PROBLEM TO WORK ON
Search the listing for "with" and copy every line where it appears.
::: ITEMS
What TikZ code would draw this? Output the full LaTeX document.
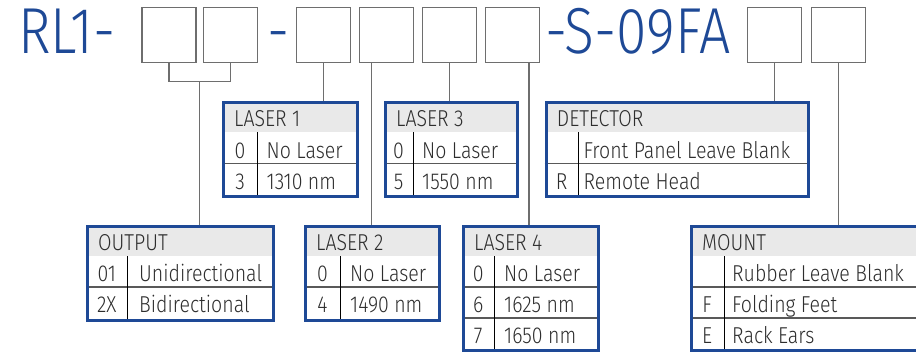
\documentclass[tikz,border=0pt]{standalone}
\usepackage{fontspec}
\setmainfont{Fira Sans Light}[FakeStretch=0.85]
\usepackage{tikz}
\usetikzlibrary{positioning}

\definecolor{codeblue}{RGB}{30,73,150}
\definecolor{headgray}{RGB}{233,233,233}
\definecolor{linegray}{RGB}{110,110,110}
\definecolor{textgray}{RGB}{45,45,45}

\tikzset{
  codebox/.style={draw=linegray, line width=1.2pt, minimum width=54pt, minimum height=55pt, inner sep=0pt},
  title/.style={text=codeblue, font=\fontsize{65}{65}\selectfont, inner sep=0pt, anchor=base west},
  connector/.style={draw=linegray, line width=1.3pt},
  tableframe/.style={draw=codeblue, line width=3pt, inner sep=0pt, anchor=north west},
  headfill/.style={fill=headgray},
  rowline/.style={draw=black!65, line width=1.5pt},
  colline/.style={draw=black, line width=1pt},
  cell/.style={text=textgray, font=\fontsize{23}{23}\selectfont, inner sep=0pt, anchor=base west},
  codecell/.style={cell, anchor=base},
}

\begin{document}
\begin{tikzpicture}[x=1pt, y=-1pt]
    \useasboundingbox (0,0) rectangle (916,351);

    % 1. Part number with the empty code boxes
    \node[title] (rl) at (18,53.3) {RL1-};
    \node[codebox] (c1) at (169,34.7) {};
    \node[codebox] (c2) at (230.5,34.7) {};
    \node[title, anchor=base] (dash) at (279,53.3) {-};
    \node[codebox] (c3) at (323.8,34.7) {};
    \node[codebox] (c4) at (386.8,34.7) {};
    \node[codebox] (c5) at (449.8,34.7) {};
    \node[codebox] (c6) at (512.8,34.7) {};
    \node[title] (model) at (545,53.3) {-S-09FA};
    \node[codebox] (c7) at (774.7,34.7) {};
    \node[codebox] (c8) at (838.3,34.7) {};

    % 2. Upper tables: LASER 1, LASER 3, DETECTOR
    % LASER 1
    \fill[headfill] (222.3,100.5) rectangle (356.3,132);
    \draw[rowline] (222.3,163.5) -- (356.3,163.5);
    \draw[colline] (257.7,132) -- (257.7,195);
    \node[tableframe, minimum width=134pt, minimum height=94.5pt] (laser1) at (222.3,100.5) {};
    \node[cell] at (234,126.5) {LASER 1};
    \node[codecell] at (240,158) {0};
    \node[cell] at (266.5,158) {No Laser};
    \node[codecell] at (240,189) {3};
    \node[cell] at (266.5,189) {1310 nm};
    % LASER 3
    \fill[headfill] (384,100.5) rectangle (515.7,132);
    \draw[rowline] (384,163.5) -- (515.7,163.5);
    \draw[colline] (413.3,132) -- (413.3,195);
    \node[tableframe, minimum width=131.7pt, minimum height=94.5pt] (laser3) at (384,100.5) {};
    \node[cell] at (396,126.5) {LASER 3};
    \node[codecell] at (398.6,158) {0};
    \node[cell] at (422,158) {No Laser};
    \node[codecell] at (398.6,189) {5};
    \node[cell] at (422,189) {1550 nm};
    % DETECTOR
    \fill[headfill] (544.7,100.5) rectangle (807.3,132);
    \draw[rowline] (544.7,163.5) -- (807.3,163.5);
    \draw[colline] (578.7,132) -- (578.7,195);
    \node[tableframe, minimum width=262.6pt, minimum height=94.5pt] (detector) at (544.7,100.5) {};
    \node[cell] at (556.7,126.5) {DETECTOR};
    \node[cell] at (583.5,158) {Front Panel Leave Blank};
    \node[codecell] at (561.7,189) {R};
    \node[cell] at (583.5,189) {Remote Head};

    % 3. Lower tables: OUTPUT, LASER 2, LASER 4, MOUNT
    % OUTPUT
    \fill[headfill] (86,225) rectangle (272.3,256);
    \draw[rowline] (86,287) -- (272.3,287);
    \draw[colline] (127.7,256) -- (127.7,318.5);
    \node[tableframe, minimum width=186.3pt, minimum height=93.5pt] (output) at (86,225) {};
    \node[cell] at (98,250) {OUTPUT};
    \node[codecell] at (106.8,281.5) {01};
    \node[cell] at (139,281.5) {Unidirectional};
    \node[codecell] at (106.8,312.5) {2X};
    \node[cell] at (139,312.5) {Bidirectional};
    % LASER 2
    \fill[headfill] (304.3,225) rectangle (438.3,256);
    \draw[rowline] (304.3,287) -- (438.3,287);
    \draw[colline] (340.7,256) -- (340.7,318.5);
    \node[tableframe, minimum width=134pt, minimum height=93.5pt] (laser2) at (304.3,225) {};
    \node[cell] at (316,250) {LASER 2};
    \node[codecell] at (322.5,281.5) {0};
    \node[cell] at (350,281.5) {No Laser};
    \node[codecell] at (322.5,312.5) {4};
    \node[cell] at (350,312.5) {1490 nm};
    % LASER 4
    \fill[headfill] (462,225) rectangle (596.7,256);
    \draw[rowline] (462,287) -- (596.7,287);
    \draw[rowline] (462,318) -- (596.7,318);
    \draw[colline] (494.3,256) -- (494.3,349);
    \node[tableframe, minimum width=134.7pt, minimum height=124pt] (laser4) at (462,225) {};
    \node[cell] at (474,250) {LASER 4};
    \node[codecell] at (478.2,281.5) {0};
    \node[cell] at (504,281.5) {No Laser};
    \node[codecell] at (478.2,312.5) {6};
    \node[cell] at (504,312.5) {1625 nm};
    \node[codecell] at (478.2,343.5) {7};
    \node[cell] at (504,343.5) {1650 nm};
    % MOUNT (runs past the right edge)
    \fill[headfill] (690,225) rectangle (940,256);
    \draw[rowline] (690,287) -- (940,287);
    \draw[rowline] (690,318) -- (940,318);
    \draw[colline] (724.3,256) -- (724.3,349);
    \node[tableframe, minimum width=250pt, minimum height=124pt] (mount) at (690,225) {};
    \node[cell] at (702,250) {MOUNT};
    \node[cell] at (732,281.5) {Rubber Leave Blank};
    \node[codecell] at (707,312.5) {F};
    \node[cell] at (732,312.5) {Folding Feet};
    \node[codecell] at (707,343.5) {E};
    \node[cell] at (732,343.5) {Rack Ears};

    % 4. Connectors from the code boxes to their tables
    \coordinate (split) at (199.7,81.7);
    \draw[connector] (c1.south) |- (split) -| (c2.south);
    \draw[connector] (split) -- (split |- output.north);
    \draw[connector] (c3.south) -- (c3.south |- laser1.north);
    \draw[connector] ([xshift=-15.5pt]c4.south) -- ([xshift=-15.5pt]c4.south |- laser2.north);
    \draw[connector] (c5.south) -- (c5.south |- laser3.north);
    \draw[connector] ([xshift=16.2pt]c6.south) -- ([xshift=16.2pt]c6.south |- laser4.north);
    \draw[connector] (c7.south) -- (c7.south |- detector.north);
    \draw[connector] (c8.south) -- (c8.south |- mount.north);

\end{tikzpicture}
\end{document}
::::::
::: ITEMS
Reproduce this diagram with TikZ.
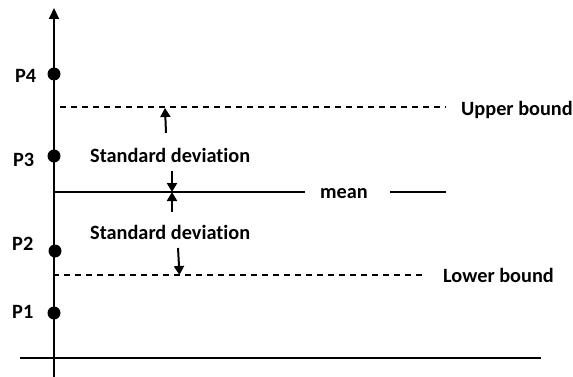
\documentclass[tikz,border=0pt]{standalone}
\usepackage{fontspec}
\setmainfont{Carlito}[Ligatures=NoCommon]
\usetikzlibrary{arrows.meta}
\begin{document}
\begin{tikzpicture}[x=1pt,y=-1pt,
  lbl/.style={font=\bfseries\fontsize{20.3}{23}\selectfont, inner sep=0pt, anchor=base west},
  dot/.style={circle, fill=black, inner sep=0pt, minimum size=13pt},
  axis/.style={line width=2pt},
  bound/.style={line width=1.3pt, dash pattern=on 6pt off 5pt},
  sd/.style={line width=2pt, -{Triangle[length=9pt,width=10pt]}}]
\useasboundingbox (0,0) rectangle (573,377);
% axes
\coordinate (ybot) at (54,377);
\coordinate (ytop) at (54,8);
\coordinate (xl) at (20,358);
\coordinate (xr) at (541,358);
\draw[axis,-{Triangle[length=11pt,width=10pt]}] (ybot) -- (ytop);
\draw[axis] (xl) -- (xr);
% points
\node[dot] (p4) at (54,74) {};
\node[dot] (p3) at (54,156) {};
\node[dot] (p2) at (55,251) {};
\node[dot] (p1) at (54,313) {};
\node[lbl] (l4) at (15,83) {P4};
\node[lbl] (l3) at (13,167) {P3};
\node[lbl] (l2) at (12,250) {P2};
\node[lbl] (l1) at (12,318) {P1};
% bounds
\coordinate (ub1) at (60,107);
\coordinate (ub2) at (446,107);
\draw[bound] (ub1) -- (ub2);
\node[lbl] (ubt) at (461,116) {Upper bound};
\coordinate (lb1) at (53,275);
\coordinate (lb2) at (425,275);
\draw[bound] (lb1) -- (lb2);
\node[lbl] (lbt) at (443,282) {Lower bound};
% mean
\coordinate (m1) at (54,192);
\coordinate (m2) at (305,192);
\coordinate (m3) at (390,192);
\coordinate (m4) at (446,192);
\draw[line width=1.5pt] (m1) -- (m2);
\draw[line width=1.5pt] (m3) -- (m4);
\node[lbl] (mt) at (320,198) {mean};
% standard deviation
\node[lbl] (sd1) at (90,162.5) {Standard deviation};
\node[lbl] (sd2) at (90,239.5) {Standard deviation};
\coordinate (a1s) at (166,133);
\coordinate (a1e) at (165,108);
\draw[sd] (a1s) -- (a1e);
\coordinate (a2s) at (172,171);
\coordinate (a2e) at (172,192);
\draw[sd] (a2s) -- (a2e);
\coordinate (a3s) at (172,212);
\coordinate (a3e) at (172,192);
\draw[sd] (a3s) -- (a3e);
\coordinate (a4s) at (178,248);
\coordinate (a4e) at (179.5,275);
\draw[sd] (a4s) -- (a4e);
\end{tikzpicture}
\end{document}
::::::
::: ITEMS
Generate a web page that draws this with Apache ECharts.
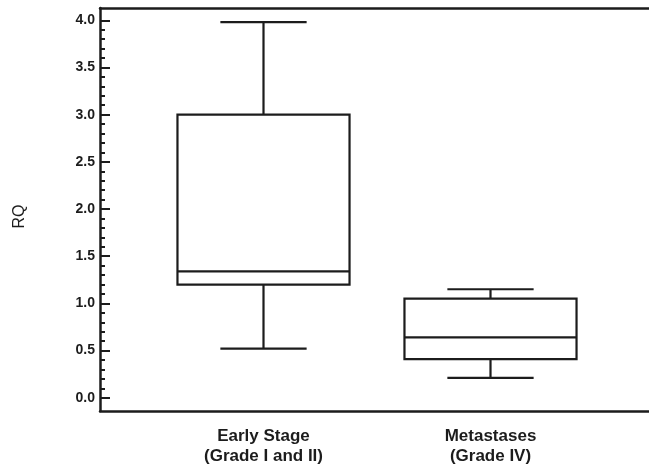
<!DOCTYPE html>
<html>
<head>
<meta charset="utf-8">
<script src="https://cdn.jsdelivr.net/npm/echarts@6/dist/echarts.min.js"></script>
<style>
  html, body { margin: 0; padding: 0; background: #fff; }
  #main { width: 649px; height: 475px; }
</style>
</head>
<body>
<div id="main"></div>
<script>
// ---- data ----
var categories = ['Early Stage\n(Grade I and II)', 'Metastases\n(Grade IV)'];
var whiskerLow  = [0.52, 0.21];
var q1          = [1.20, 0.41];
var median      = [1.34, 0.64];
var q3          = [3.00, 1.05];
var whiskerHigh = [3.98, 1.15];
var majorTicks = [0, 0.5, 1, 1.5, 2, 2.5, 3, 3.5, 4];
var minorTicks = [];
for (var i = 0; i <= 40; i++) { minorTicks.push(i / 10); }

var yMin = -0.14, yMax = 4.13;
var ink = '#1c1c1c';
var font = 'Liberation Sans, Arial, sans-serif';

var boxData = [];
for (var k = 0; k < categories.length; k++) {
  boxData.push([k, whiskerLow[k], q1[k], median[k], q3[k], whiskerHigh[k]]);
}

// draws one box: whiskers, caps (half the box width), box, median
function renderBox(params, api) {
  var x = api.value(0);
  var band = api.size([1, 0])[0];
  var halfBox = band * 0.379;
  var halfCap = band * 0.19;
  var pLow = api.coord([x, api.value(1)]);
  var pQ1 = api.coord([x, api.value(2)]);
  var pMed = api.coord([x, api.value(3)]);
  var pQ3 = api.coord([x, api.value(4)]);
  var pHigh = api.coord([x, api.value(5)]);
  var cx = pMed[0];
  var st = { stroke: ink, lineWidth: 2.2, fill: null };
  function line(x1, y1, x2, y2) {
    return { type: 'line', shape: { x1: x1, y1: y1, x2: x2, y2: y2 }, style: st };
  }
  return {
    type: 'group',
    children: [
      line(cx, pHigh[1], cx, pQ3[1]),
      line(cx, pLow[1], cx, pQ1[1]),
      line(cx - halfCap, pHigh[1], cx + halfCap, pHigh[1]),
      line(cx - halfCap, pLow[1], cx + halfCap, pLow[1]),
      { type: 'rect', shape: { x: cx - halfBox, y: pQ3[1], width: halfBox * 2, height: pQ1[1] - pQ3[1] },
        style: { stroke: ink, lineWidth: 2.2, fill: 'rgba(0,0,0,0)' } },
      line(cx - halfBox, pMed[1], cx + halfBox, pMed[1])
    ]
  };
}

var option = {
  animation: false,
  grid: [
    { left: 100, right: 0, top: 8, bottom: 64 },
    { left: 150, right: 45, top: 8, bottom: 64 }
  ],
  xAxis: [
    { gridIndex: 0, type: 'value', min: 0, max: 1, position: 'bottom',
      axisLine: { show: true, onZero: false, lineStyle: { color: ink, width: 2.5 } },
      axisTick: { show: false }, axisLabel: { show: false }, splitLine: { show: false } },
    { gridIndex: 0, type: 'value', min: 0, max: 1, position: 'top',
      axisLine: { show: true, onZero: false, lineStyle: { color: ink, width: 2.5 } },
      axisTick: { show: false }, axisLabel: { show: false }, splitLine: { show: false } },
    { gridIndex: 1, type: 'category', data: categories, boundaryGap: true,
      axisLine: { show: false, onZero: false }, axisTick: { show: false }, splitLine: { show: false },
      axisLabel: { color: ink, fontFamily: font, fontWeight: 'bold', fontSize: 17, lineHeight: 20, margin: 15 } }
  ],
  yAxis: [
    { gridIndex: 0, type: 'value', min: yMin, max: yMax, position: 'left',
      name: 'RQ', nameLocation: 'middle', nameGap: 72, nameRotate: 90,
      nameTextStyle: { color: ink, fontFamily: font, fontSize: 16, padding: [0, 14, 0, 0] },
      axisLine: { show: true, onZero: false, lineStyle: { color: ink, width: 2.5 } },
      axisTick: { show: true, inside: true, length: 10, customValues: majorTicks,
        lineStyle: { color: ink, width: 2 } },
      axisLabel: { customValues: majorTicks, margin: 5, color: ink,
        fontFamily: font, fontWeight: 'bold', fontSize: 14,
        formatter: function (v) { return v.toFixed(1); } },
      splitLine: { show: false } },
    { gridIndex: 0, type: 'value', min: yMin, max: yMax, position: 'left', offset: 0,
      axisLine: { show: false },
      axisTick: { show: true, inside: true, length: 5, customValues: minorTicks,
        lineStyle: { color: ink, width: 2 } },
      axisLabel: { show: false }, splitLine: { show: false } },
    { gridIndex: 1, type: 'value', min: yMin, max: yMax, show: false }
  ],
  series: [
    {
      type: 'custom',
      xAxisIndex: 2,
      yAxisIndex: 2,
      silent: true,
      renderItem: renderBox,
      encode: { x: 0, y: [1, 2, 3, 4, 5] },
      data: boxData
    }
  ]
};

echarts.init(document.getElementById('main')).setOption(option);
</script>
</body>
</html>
::::::
SOLUTION TO THIS TASK
    % 1. Part number with the empty code boxes
Reproduce this diagram with TikZ.
Generate a web page that draws this with Apache ECharts.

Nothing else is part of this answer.